As a conclusion of these initial experiments with the data set, we can say that the most viable methodology is to continue with the construction and expansion of a domain specific lexicon with the advice of experts in the analyzed texts. This is due to the fact that many religious terms have domain dependent polarities, different to general-purpose polarities. This would also affect the emotion tied to the term significantly.

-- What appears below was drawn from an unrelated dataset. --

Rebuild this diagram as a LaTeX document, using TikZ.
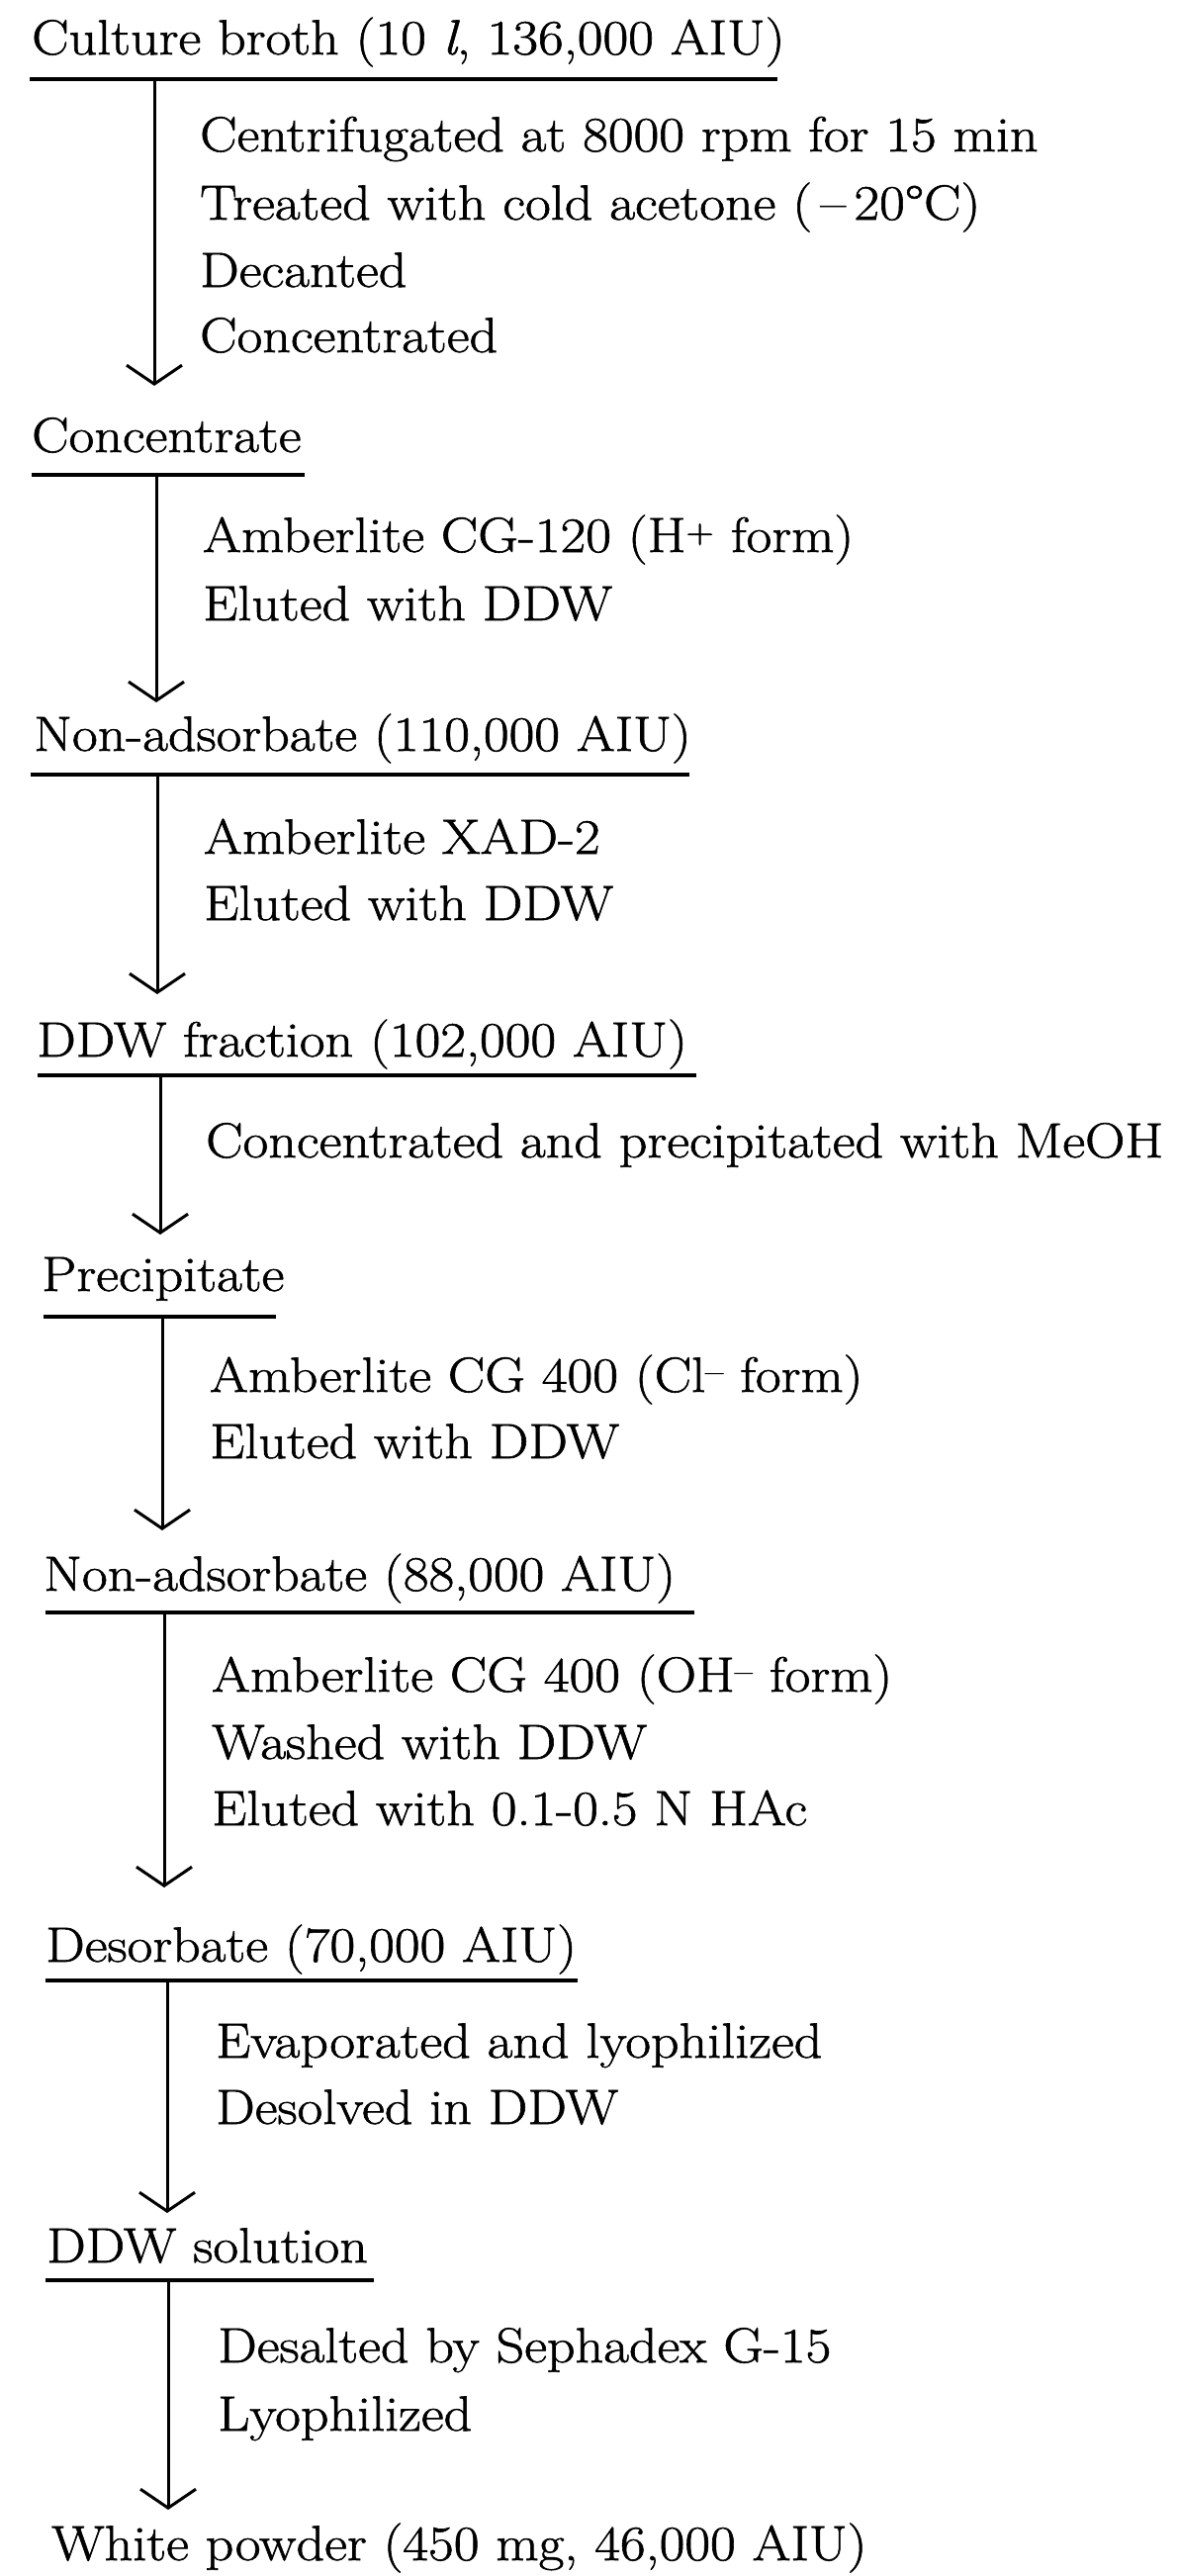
\documentclass[tikz,border=0pt]{standalone}
\usepackage{fontspec}
\setmainfont{Latin Modern Roman}[FakeStretch=1.12, FakeBold=1.2]
\usetikzlibrary{arrows.meta}
\begin{document}
\begin{tikzpicture}[x=1pt,y=-1pt,
  txt/.style={anchor=base west, inner sep=0pt, font=\fontsize{50}{60}\selectfont},
  uline/.style={line width=3.5pt},
  flow/.style={line width=3pt, -{Straight Barb[length=19pt,width=56pt,line width=3pt]}}]
\useasboundingbox (0,0) rectangle (1191,2604);

% headings
\node[txt] (h1) at (32,55) {Culture broth (10 \textit{l}, 136,000 AIU)};
\node[txt] (h2) at (32,457) {Concentrate};
\node[txt] (h3) at (34,759) {Non-adsorbate (110,000 AIU)};
\node[txt] (h4) at (37,1068) {DDW fraction (102,000 AIU)};
\node[txt] (h5) at (42,1305) {Precipitate};
\node[txt] (h6) at (44,1608) {Non-adsorbate (88,000 AIU)};
\node[txt] (h7) at (46,1983) {Desorbate (70,000 AIU)};
\node[txt] (h8) at (47,2287) {DDW solution};
\node[txt] (h9) at (52,2588) {White powder (450 mg, 46,000 AIU)};

% underlines
\draw[uline] (30,80) -- (786,80);
\draw[uline] (32,480) -- (308,480);
\draw[uline] (31,783) -- (697,783);
\draw[uline] (38,1087) -- (704,1087);
\draw[uline] (44,1331) -- (279,1331);
\draw[uline] (46,1630) -- (702,1630);
\draw[uline] (46,2002) -- (584,2002);
\draw[uline] (46,2305) -- (378,2305);

% arrow end points
\coordinate (s1) at (156,80);   \coordinate (t1) at (156,390);
\coordinate (s2) at (158,480);  \coordinate (t2) at (158,710);
\coordinate (s3) at (159,783);  \coordinate (t3) at (159,1005);
\coordinate (s4) at (162,1087); \coordinate (t4) at (162,1248);
\coordinate (s5) at (164,1331); \coordinate (t5) at (164,1547);
\coordinate (s6) at (166,1630); \coordinate (t6) at (166,1908);
\coordinate (s7) at (169,2002); \coordinate (t7) at (169,2237);
\coordinate (s8) at (170,2305); \coordinate (t8) at (170,2537);
\foreach \i in {1,...,8} \draw[flow] (s\i) -- (t\i);

% step labels
\node[txt] (l1a) at (202,153) {Centrifugated at 8000 rpm for 15 min};
\node[txt] (l1b) at (202,222) {Treated with cold acetone (\,\textendash\,20\textdegree C)};
\node[txt] (l1c) at (202,290) {Decanted};
\node[txt] (l1d) at (202,356) {Concentrated};

\node[txt] (l2a) at (205,558) {Amberlite CG-120 (H\textsuperscript{+} form)};
\node[txt] (l2b) at (205,627) {Eluted with DDW};

\node[txt] (l3a) at (206,863) {Amberlite XAD-2};
\node[txt] (l3b) at (206,930) {Eluted with DDW};

\node[txt] (l4a) at (208,1170) {Concentrated and precipitated with MeOH};

\node[txt] (l5a) at (212,1407) {Amberlite CG 400 (Cl\textsuperscript{\textendash} form)};
\node[txt] (l5b) at (212,1474) {Eluted with DDW};

\node[txt] (l6a) at (214,1710) {Amberlite CG 400 (OH\textsuperscript{\textendash} form)};
\node[txt] (l6b) at (214,1778) {Washed with DDW};
\node[txt] (l6c) at (214,1845) {Eluted with 0.1-0.5 N HAc};

\node[txt] (l7a) at (218,2080) {Evaporated and lyophilized};
\node[txt] (l7b) at (218,2147) {Desolved in DDW};

\node[txt] (l8a) at (220,2388) {Desalted by Sephadex G-15};
\node[txt] (l8b) at (220,2457) {Lyophilized};
\end{tikzpicture}
\end{document}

The size of the corpus is already sufficient for its future use in an automatic classification model where it is intended to use the lexicon (DEL) as keywords for classification.
Manual labeling will be used to evaluate the results of the model in which lexicon-based approaches and machine learning ∖ deep learning will be combined.
Future work
The next stages to continue with the development of a methodology that can identify emotions in historical texts consist mainly of combining lexicon-based approaches and machine learning ∖ deep learning. A fundamental part will be defining the machine learning (ML) ∖ Deep Learning (DL) model or tool that will be used for the classification (ie, Support Vector Machine, Naive Bayes, BERT, etc.). Once a ML ∖ DL model is chosen, some of the possible approaches could be, on the one hand, the use of the lexicon as keywords to classify sentences and measure their similarity, later make use of the classified sentences for training the ML∖DL model and finally carry out the evaluation of the predictions against the labeling. manual labeling done by experts. Another approach could be to create class vectors, which represent the 8 classes to be identified; then using the corpus, calculate the cosine distance between each class vector and sentence vector generated from the sentences of the corpus, so the vector with the greatest similarity or greater than a certain threshold will be assigned to that class. Finally, in this case, manual labeling is also used to evaluate the performance of this method.